A brief item appeared on the Cosmos website on 6 March 2019 with the headlines “A mathematician, idolised”, and “GPS collaborator depicted in beautiful artwork”. The accompanying illustration shows a posturised image of a woman, Gladys West, with the caption, “Mathematician. Instrumental in the development of the Global Positioning System.”
It’s a fine image but begs the question, who is Gladys West?
She was born Gladys Brown in the United States in 1930, into a rural Virginia farming family. Her mother worked at a tobacco factory and her father was a farmer who also worked for the railroad.
She finished on top of her high school graduating class and earned a full scholarship to Virginia State University, graduating in 1952 with a bachelor of science in mathematics. She was also a member of the Alpha Kappa Alpha sorority.
In 1956 she went to work at the US Naval Weapons Laboratory in Dahlgren, Virginia, where she was the second African-American woman ever hired and one of only four black employees.
She retired from Dahlgren in 1998; along with working, she’d raised three children with her husband, Ira West, also a mathematician, and they had seven grandchildren.
One day she was writing a brief autobiography in preparation for attending a sorority function that recognised senior AKA members.
West told her story to reporter Cathy Dyson for a 2018 article in the Free Lance-Star newspaper, from Fredericksburg, Virginia.
As Dyson reports, in her sorority account West had included “one short-and-sweet line” explaining that she’d been part of the team that developed the Global Positioning System in the 1950s and ’60s.

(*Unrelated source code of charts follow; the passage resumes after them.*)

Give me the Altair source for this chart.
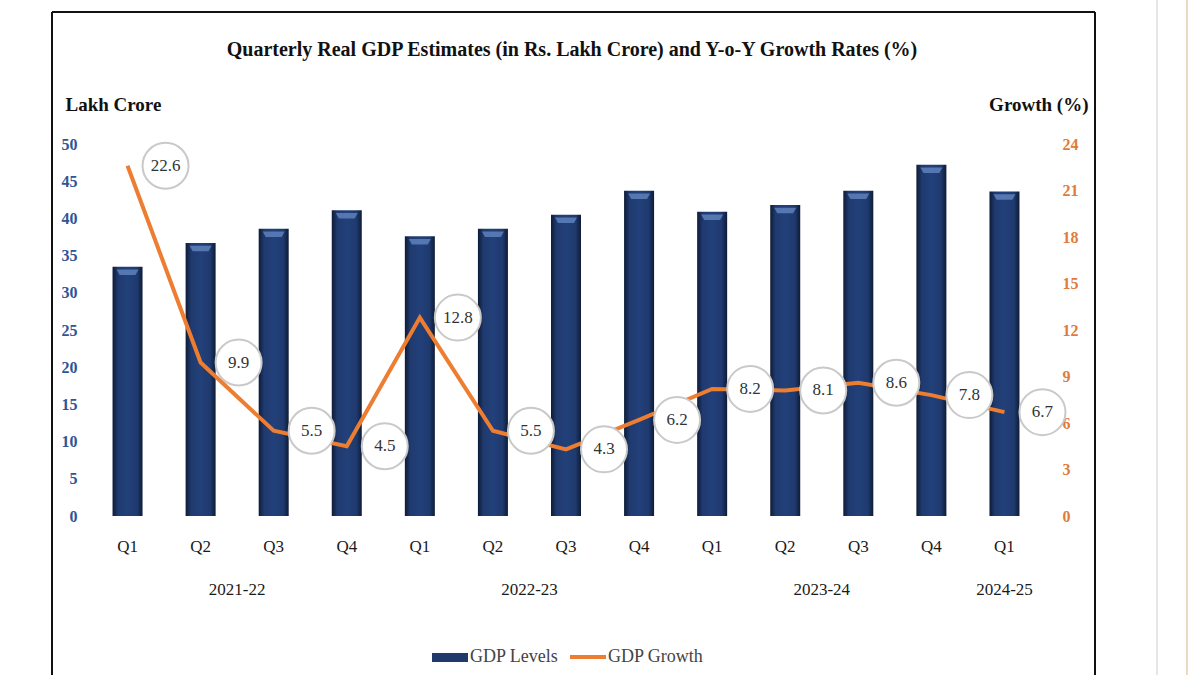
import altair as alt
import pandas as pd

# ---------------- data ----------------
quarters = ["Q1", "Q2", "Q3", "Q4", "Q1", "Q2", "Q3", "Q4", "Q1", "Q2", "Q3", "Q4", "Q1"]
years = ["2021-22"] * 4 + ["2022-23"] * 4 + ["2023-24"] * 4 + ["2024-25"]
gdp_levels = [33.5, 36.7, 38.6, 41.1, 37.6, 38.6, 40.5, 43.7, 40.9, 41.8, 43.7, 47.2, 43.6]
gdp_growth = [22.6, 9.9, 5.5, 4.5, 12.8, 5.5, 4.3, 6.2, 8.2, 8.1, 8.6, 7.8, 6.7]
year_labels = ["2021-22", "2022-23", "2023-24", "2024-25"]
title_text = "Quarterly Real GDP Estimates (in Rs. Lakh Crore) and Y-o-Y Growth Rates (%)"

keys = [f"{y} {q}" for y, q in zip(years, quarters)]
df = pd.DataFrame({"key": keys, "year": years, "quarter": quarters,
                   "gdp": gdp_levels, "growth": gdp_growth,
                   "label": [f"{v:.1f}" for v in gdp_growth]})

# year label anchors: centre of the quarters in each year
full_rows, single_rows = [], []
for y in year_labels:
    ks = [k for k, yy in zip(keys, years) if yy == y]
    if len(ks) % 2 == 0:
        full_rows.append({"key": ks[len(ks) // 2], "year": y})
    else:
        single_rows.append({"key": ks[len(ks) // 2], "year": y})

SERIF = "Liberation Serif"
NAVY = "#203A6C"
ORANGE = "#ED7D31"
W, H = 950, 372
LABEL_DX = 38      # label bubble offset to the right of each point (px)
BUBBLE_R = 23      # bubble radius (px)

xscale = alt.Scale(domain=keys, paddingInner=0, paddingOuter=0)
x_axis = alt.Axis(title=None, labelExpr="split(datum.value, ' ')[1]", ticks=False,
                  domain=False, labelAngle=0, labelFont=SERIF, labelFontSize=17,
                  labelColor="#1a1a1a", labelPadding=22, grid=False)


def X(**kw):
    return alt.X("key:N", scale=xscale, axis=x_axis, **kw)


base = alt.Chart(df)

bar_grad = alt.LinearGradient(
    gradient="linear", x1=0, x2=1, y1=0, y2=0,
    stops=[alt.GradientStop(color="#0E1B36", offset=0),
           alt.GradientStop(color="#1F3A6E", offset=0.18),
           alt.GradientStop(color="#22407A", offset=0.5),
           alt.GradientStop(color="#1F3A6E", offset=0.82),
           alt.GradientStop(color="#0E1B36", offset=1)])

left_axis = alt.Axis(orient="left", values=list(range(0, 51, 5)), ticks=False,
                     domain=False, grid=False, labelColor="#2F5597",
                     labelFont=SERIF, labelFontSize=16, labelFontWeight="bold",
                     labelPadding=14, title="Lakh Crore", titleAngle=0,
                     titleX=-26, titleY=-40, titleAlign="left",
                     titleBaseline="middle", titleFont=SERIF, titleFontSize=19,
                     titleFontWeight="bold", titleColor="#111111")
y_left = alt.Y("gdp:Q", scale=alt.Scale(domain=[0, 50]), axis=left_axis)

bars = base.mark_bar(size=30, color=bar_grad).encode(x=X(), y=y_left)
cap = base.mark_point(filled=True, color="#5B7DB8", opacity=0.9, size=484,
                      shape="M-1,0.25 L1,0.25 L0.72,0.75 L-0.72,0.75 Z").encode(
    x=X(), y=y_left)
bar_layer = alt.layer(bars, cap)

right_axis = alt.Axis(orient="right", values=list(range(0, 25, 3)), ticks=False,
                      domain=False, grid=False, labelColor="#E07B39",
                      labelFont=SERIF, labelFontSize=16, labelFontWeight="bold",
                      labelPadding=21, labelAlign="left", title="Growth (%)",
                      titleAngle=0, titleX=47, titleY=-40, titleAlign="right",
                      titleBaseline="middle", titleFont=SERIF, titleFontSize=19,
                      titleFontWeight="bold", titleColor="#111111")
y_right = alt.Y("growth:Q", scale=alt.Scale(domain=[0, 24]), axis=right_axis)

# bubble shape: circle of radius BUBBLE_R centred LABEL_DX px right of the point
k = 10.0  # symbol unit (size 400 -> 10 px per unit)
cx, r = LABEL_DX / k, BUBBLE_R / k
bubble_path = (f"M{cx + r:.3f},0 A{r:.3f},{r:.3f} 0 1,1 {cx - r:.3f},0 "
               f"A{r:.3f},{r:.3f} 0 1,1 {cx + r:.3f},0 Z")

line = base.mark_line(color=ORANGE, strokeWidth=4).encode(x=X(), y=y_right)
circles = base.mark_point(filled=True, fill="white", stroke="#C9C9C9", strokeWidth=2,
                          size=400, opacity=1, shape=bubble_path).encode(
    x=X(), y=y_right)
labels = base.mark_text(font=SERIF, fontSize=17, color="#333333", dx=LABEL_DX,
                        baseline="middle").encode(x=X(), y=y_right, text="label:N")
growth_layer = alt.layer(line, circles, labels)

# year labels under the quarter labels
yr_full = alt.Chart(pd.DataFrame(full_rows)).mark_text(
    font=SERIF, fontSize=17, color="#1a1a1a", baseline="middle").encode(
    x=X(bandPosition=0), y=alt.value(H + 74), text="year:N")
yr_single = alt.Chart(pd.DataFrame(single_rows)).mark_text(
    font=SERIF, fontSize=17, color="#1a1a1a", baseline="middle").encode(
    x=X(bandPosition=0.5), y=alt.value(H + 74), text="year:N")

one = alt.Chart(pd.DataFrame({"t": [title_text]}))
title = one.mark_text(font=SERIF, fontSize=20, fontWeight="bold", color="#111111",
                      baseline="middle").encode(
    x=alt.value(481), y=alt.value(-94), text="t:N")

# legend
leg_rect = one.mark_rect(color=NAVY).encode(
    x=alt.value(341), x2=alt.value(377), y=alt.value(509), y2=alt.value(518))
leg_t1 = one.mark_text(font=SERIF, fontSize=18, color="#444444", align="left",
                       baseline="middle", text="GDP Levels").encode(
    x=alt.value(379), y=alt.value(513))
leg_line = one.mark_rule(color=ORANGE, strokeWidth=4).encode(
    x=alt.value(479), x2=alt.value(515), y=alt.value(513))
leg_t2 = one.mark_text(font=SERIF, fontSize=18, color="#444444", align="left",
                       baseline="middle", text="GDP Growth").encode(
    x=alt.value(517), y=alt.value(513))

# frame of the screenshot
frame_l = one.mark_rule(color="#111111", strokeWidth=2).encode(
    x=alt.value(-39), y=alt.value(-132), y2=alt.value(540))
frame_t = one.mark_rule(color="#111111", strokeWidth=2).encode(
    x=alt.value(-39), x2=alt.value(1004), y=alt.value(-132))
frame_r = one.mark_rule(color="#111111", strokeWidth=2).encode(
    x=alt.value(1004), y=alt.value(-132), y2=alt.value(540))
side_1 = one.mark_rule(color="#E6E6E6", strokeWidth=2).encode(
    x=alt.value(1066), y=alt.value(-150), y2=alt.value(540))
side_2 = one.mark_rule(color="#EBD9C4", strokeWidth=2).encode(
    x=alt.value(1096), y=alt.value(-150), y2=alt.value(540))

chart = alt.layer(
    bar_layer, growth_layer, yr_full, yr_single, title,
    leg_rect, leg_t1, leg_line, leg_t2,
    frame_l, frame_t, frame_r, side_1, side_2
).resolve_scale(y="independent").properties(
    width=W, height=H,
    autosize=alt.AutoSizeParams(type="none"),
    padding={"left": 91, "top": 144, "right": 159, "bottom": 159},
    background="white",
).configure_view(stroke=None)

chart.save("out.html", embed_options={"renderer": "svg", "actions": False})
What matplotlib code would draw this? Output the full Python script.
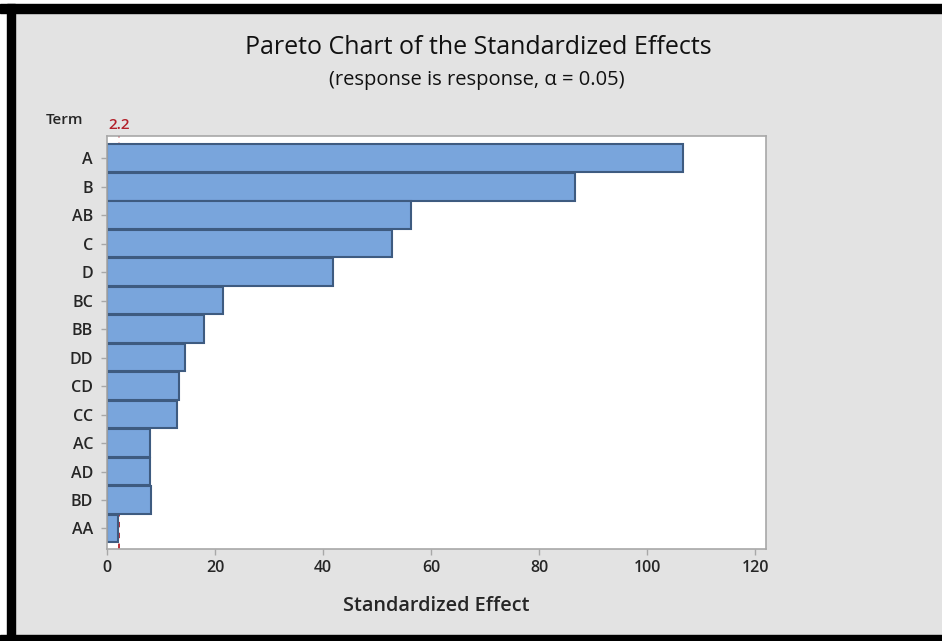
import matplotlib
matplotlib.use("Agg")
import matplotlib.pyplot as plt
from matplotlib.patches import Rectangle

terms = ["A", "B", "AB", "C", "D", "BC", "BB", "DD", "CD", "CC", "AC", "AD", "BD", "AA"]
effects = [106.7, 86.7, 56.3, 52.8, 41.9, 21.5, 18.0, 14.5, 13.4, 12.9, 8.0, 8.0, 8.1, 2.1]
critical = 2.2
xticks = [0, 20, 40, 60, 80, 100, 120]

plt.rcParams['font.family'] = ['Open Sans', 'DejaVu Sans']

W, H = 942, 641
fig = plt.figure(figsize=(W / 100, H / 100), dpi=100)
fig.patch.set_facecolor('#e3e3e3')

# outer frame (white margin + black border)
def px_rect(x0, y0, x1, y1, color):
    fig.patches.append(Rectangle((x0 / W, 1 - y1 / H), (x1 - x0) / W, (y1 - y0) / H,
                                 transform=fig.transFigure, color=color, zorder=-5))
px_rect(0, 0, W, 4, 'white')
px_rect(0, 0, 7, H, 'white')
px_rect(0, 4, W, 13, 'black')
px_rect(7, 4, 15, H, 'black')
px_rect(0, 635, W, H, 'black')

ax = fig.add_axes([107 / W, 1 - 549 / H, (766 - 107) / W, (549 - 136) / H])
ax.set_facecolor('white')

ypos = list(range(len(terms)))
ax.axvline(critical, color='#b3202a', linestyle=(0, (3, 3)), linewidth=1.3, zorder=1)
ax.barh(ypos, effects, height=0.97, color='#79a5dc', edgecolor='#3e5b80',
        linewidth=1.5, zorder=2)

ax.set_xlim(0, 122)
ax.set_ylim(13.72, -0.78)
ax.set_yticks(ypos)
ax.set_yticklabels(terms)
ax.set_xticks(xticks)
ax.set_xticklabels([str(t) for t in xticks])

for s in ax.spines.values():
    s.set_color('#a8a8a8')
    s.set_linewidth(1.2)
ax.tick_params(axis='both', colors='#a8a8a8', labelcolor='#262626', labelsize=11.5, width=1)
ax.tick_params(axis='y', length=4, pad=6)
ax.tick_params(axis='x', length=4, pad=4)
for lab in ax.get_xticklabels() + ax.get_yticklabels():
    lab.set_fontweight('semibold')

ax.set_xlabel('Standardized Effect', fontsize=14.3, fontweight='semibold', color='#262626', labelpad=14)

fig.text(478 / W, 1 - 48 / H, 'Pareto Chart of the Standardized Effects', ha='center', va='center',
         fontsize=18, fontweight='normal', color='#111111')
fig.text(477 / W, 1 - 80 / H, '(response is response, α = 0.05)', ha='center', va='center',
         fontsize=14.5, fontweight='normal', color='#111111')
fig.text(64 / W, 1 - 120 / H, 'Term', ha='center', va='center', fontsize=11,
         fontweight='semibold', color='#262626')
ax.text(critical, 1.01, '2.2', transform=ax.get_xaxis_transform(), ha='center', va='bottom',
        fontsize=11, color='#b3202a', fontweight='semibold')

fig.savefig('out.png', dpi=100, facecolor=fig.get_facecolor())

This inadvertent revelation caught the eye of West’s sorority sister Gwen James, who decided her friend’s story deserved a wider audience. She told Dyson she’d “had no idea that the soft-spoken and sharp-minded West played such a ‘pivotal role’ in a technology that’s become a household word”.
After news of her past achievements spread, West talked to the New York Daily News in February 2019.
“‘I did hand calculations on a [mechanical] Marchant calculator’,” she told reporter Jared McCallister.
At the time, she said, her title was mathematician, “‘but just as I was coming to Dahlgren, they were getting a new computer in’, describing the IBM Naval Ordnance Research Calculator”, reputed to be “the most powerful computer of its day”.
“With the new computer, West successfully worked on a model to use satellites to precisely measure surface elevations of the earth and determine specific locations.
On 6 December 2018 West was inducted into the Air Force Space and Missile Pioneers Hall of Fame.
The Air Force Space Command press release called her one of “the so-called ‘Hidden Figures’ part of the team who did computing for the US military in the era before electronic systems”, referring to the 2016 book by Margot Lee Shetterly, and the subsequent movie adaptation.
The release went on to explain how West “participated in a path-breaking, award-winning astronomical study that proved, during the early 1960s, the regularity of Pluto’s motion relative to Neptune.
“Thereafter, from the mid-1970s through the 1980s, using complex algorithms to account for variations in gravitational, tidal, and other forces that distort Earth’s shape, she programmed an IBM 7030 Stretch computer to deliver increasingly refined calculations for an extremely accurate geodetic Earth model, a geoid, optimised for what ultimately became the Global Positioning System (GPS) orbit.”
For anyone who still distrusts GPS, bear in mind that West herself still refers to a paper map. Her daughter Carolyn Oglesby told reporter Cathy Dyson that her mother “‘says the data points could be wrong or outdated so she has to have that map’.”